Exercise directions – Nothing in the data should change when you return it, but leave the pictures out.

++++++++++

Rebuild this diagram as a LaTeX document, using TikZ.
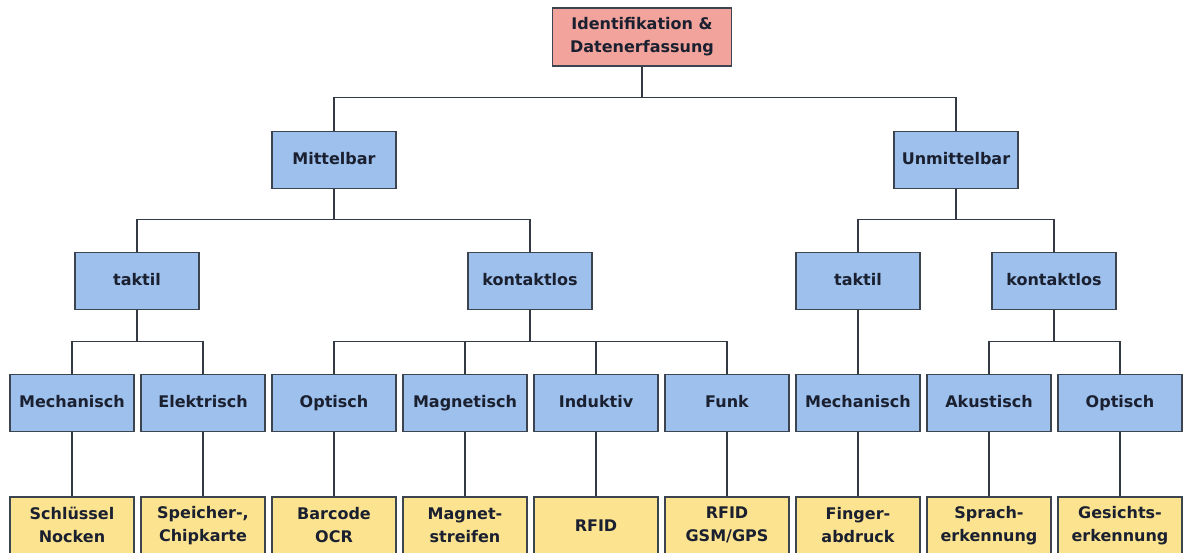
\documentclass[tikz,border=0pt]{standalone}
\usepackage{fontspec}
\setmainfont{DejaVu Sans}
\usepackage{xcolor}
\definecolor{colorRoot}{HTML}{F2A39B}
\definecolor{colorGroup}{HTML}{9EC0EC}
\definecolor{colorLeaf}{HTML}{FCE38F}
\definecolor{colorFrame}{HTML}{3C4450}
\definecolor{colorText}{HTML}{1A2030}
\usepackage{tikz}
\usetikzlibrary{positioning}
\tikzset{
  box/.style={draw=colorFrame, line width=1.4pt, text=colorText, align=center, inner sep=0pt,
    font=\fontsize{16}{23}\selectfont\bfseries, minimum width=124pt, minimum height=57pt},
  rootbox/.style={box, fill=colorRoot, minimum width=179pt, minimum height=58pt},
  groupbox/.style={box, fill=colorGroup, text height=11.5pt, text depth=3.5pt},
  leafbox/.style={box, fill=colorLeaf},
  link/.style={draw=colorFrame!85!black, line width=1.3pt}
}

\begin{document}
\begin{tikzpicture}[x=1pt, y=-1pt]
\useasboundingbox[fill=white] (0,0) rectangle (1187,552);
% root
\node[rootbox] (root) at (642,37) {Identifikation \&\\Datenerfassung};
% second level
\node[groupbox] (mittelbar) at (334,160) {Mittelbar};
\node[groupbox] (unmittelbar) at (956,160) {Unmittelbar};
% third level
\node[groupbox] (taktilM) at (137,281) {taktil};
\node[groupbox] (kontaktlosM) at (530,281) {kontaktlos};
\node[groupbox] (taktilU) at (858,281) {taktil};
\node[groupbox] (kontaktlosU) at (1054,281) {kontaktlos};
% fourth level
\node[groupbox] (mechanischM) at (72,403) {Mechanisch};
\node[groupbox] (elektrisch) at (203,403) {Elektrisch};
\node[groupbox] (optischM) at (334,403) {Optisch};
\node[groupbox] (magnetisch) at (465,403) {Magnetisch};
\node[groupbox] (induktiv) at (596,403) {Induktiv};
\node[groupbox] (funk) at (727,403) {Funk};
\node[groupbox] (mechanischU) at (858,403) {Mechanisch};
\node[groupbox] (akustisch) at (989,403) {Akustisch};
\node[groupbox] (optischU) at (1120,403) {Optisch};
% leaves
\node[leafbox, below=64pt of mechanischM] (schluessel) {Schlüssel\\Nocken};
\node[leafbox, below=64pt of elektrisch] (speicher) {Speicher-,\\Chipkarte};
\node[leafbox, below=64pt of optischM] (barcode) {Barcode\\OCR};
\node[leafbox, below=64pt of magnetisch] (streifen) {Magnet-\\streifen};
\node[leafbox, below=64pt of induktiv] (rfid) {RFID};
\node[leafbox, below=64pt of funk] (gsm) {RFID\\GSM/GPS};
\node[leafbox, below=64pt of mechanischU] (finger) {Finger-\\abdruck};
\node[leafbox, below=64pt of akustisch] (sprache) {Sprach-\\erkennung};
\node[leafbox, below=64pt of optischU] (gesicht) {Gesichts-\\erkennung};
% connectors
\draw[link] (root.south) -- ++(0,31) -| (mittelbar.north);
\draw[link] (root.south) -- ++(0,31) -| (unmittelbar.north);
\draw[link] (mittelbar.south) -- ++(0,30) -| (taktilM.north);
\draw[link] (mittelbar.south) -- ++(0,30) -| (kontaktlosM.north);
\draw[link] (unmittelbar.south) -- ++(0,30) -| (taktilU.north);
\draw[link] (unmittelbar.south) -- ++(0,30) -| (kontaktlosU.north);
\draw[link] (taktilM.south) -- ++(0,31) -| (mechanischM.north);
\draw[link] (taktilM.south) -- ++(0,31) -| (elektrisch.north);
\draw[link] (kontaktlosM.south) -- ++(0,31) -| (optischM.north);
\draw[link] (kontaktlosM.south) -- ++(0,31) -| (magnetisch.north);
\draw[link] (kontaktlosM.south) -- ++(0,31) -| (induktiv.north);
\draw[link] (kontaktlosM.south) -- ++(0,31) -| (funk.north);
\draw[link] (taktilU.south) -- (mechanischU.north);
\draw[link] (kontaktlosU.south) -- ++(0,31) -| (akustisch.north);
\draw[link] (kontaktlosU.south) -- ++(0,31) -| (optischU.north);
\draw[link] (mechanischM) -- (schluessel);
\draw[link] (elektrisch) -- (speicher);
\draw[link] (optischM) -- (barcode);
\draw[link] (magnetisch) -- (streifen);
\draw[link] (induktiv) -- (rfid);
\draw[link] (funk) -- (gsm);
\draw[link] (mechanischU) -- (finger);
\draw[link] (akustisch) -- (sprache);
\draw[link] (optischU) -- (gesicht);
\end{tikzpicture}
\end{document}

++++++++++

Solved problem –
Rebuild this diagram as a LaTeX document, using TikZ.
\documentclass[tikz,border=0pt]{standalone}
\usepackage{fontspec}
\setmainfont{DejaVu Sans}
\usepackage{xcolor}
\definecolor{colorRoot}{HTML}{F2A39B}
\definecolor{colorGroup}{HTML}{9EC0EC}
\definecolor{colorLeaf}{HTML}{FCE38F}
\definecolor{colorFrame}{HTML}{3C4450}
\definecolor{colorText}{HTML}{1A2030}
\usepackage{tikz}
\usetikzlibrary{positioning}
\tikzset{
  box/.style={draw=colorFrame, line width=1.4pt, text=colorText, align=center, inner sep=0pt,
    font=\fontsize{16}{23}\selectfont\bfseries, minimum width=124pt, minimum height=57pt},
  rootbox/.style={box, fill=colorRoot, minimum width=179pt, minimum height=58pt},
  groupbox/.style={box, fill=colorGroup, text height=11.5pt, text depth=3.5pt},
  leafbox/.style={box, fill=colorLeaf},
  link/.style={draw=colorFrame!85!black, line width=1.3pt}
}

\begin{document}
\begin{tikzpicture}[x=1pt, y=-1pt]
\useasboundingbox[fill=white] (0,0) rectangle (1187,552);
% root
\node[rootbox] (root) at (642,37) {Identifikation \&\\Datenerfassung};
% second level
\node[groupbox] (mittelbar) at (334,160) {Mittelbar};
\node[groupbox] (unmittelbar) at (956,160) {Unmittelbar};
% third level
\node[groupbox] (taktilM) at (137,281) {taktil};
\node[groupbox] (kontaktlosM) at (530,281) {kontaktlos};
\node[groupbox] (taktilU) at (858,281) {taktil};
\node[groupbox] (kontaktlosU) at (1054,281) {kontaktlos};
% fourth level
\node[groupbox] (mechanischM) at (72,403) {Mechanisch};
\node[groupbox] (elektrisch) at (203,403) {Elektrisch};
\node[groupbox] (optischM) at (334,403) {Optisch};
\node[groupbox] (magnetisch) at (465,403) {Magnetisch};
\node[groupbox] (induktiv) at (596,403) {Induktiv};
\node[groupbox] (funk) at (727,403) {Funk};
\node[groupbox] (mechanischU) at (858,403) {Mechanisch};
\node[groupbox] (akustisch) at (989,403) {Akustisch};
\node[groupbox] (optischU) at (1120,403) {Optisch};
% leaves
\node[leafbox, below=64pt of mechanischM] (schluessel) {Schlüssel\\Nocken};
\node[leafbox, below=64pt of elektrisch] (speicher) {Speicher-,\\Chipkarte};
\node[leafbox, below=64pt of optischM] (barcode) {Barcode\\OCR};
\node[leafbox, below=64pt of magnetisch] (streifen) {Magnet-\\streifen};
\node[leafbox, below=64pt of induktiv] (rfid) {RFID};
\node[leafbox, below=64pt of funk] (gsm) {RFID\\GSM/GPS};
\node[leafbox, below=64pt of mechanischU] (finger) {Finger-\\abdruck};
\node[leafbox, below=64pt of akustisch] (sprache) {Sprach-\\erkennung};
\node[leafbox, below=64pt of optischU] (gesicht) {Gesichts-\\erkennung};
% connectors
\draw[link] (root.south) -- ++(0,31) -| (mittelbar.north);
\draw[link] (root.south) -- ++(0,31) -| (unmittelbar.north);
\draw[link] (mittelbar.south) -- ++(0,30) -| (taktilM.north);
\draw[link] (mittelbar.south) -- ++(0,30) -| (kontaktlosM.north);
\draw[link] (unmittelbar.south) -- ++(0,30) -| (taktilU.north);
\draw[link] (unmittelbar.south) -- ++(0,30) -| (kontaktlosU.north);
\draw[link] (taktilM.south) -- ++(0,31) -| (mechanischM.north);
\draw[link] (taktilM.south) -- ++(0,31) -| (elektrisch.north);
\draw[link] (kontaktlosM.south) -- ++(0,31) -| (optischM.north);
\draw[link] (kontaktlosM.south) -- ++(0,31) -| (magnetisch.north);
\draw[link] (kontaktlosM.south) -- ++(0,31) -| (induktiv.north);
\draw[link] (kontaktlosM.south) -- ++(0,31) -| (funk.north);
\draw[link] (taktilU.south) -- (mechanischU.north);
\draw[link] (kontaktlosU.south) -- ++(0,31) -| (akustisch.north);
\draw[link] (kontaktlosU.south) -- ++(0,31) -| (optischU.north);
\draw[link] (mechanischM) -- (schluessel);
\draw[link] (elektrisch) -- (speicher);
\draw[link] (optischM) -- (barcode);
\draw[link] (magnetisch) -- (streifen);
\draw[link] (induktiv) -- (rfid);
\draw[link] (funk) -- (gsm);
\draw[link] (mechanischU) -- (finger);
\draw[link] (akustisch) -- (sprache);
\draw[link] (optischU) -- (gesicht);
\end{tikzpicture}
\end{document}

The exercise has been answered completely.